The 24-page report, “Exiled and Suffering: Palestinian refugees in Lebanon”, launched this morning at a press conference in Beirut, examines the wide range of restrictions that continue to affect hundreds of thousands of Palestinian refugees, 60 years after they or their parents or grandparents fled to Lebanon after the creation of the state of Israel and the Arab-Israeli war.
Amnesty International said:
"We urge the Lebanese government to take immediate measures to eliminate all forms of discrimination against Palestinian refugees in order to enable them to exercise their economic, social and cultural rights on the same basis as the rest of the population of Lebanon.
"Continuing restrictions which deny Palestinian refugees access to their rights to work, education and adequate housing and health are wholly unjustified and should be lifted without further procrastination or delay."
More than half of the 300,000 Palestinian refugees in Lebanon live in 12 official Palestinian refugee camps, even though land allocated for these camps has remained largely unchanged since 1948 despite significant population growth. In some households, families of 10 have to share a single room.
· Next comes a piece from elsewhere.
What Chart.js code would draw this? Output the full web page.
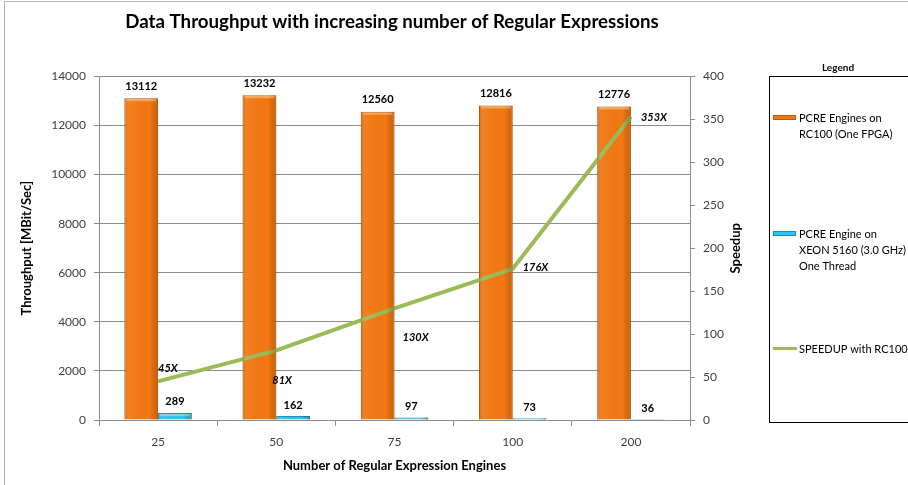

As the reports shows, thousands of Palestinians are denied the right to adequate housing: with unacceptable levels of habitability, restrictions on property ownership and, in camps in the south of Lebanon, unreasonable restrictions on the right to repair or improve their homes. Amnesty International has documented cases of Palestinian refugees being intimidated, fined and detained simply for seeking to build a brick wall to protect their home from the elements.
Palestinians continue to suffer discrimination and marginalisation in the labour market, contributing to high levels of unemployment, low wages and poor working conditions. While the Lebanese authorities recently lifted a ban on 50 of the 70 jobs restricted to them, Palestinians still face obstacles in actually finding employment. A lack of adequate employment prospects has led to a high drop-out rate for Palestinian schoolChildren's rights, who also have limited access to public secondary education. Resultant poverty has been exacerbated by restrictions placed on Palestinians’ access to social services.
Amnesty International said:
"We recognise that the Lebanese authorities and people have accommodated hundreds of thousands of Palestinian refugees for almost six decades and the significant cost - economically and in other ways - this has imposed on Lebanon.
“We recognise also that the responsibility for the suffering of Palestinian refugees extends beyond Lebanon and lies also with Israel and the international community, which has, for nearly 60 years, failed to find a durable solution for the plight of Palestinian refugees or to adequately protect their rights as refugees. However, the Lebanese government has the obligation to immediately end all forms of discrimination against Palestinian refugees and fully respect their human rights.”
Amnesty International is calling on the international community to make all necessary efforts to find a durable solution for Palestinian refugees that fully respects and protects their human rights, including their right of return, including providing financial and technical assistance to Lebanon to enable it to extend the highest possible level of human rights protection to its Palestinian refugee population.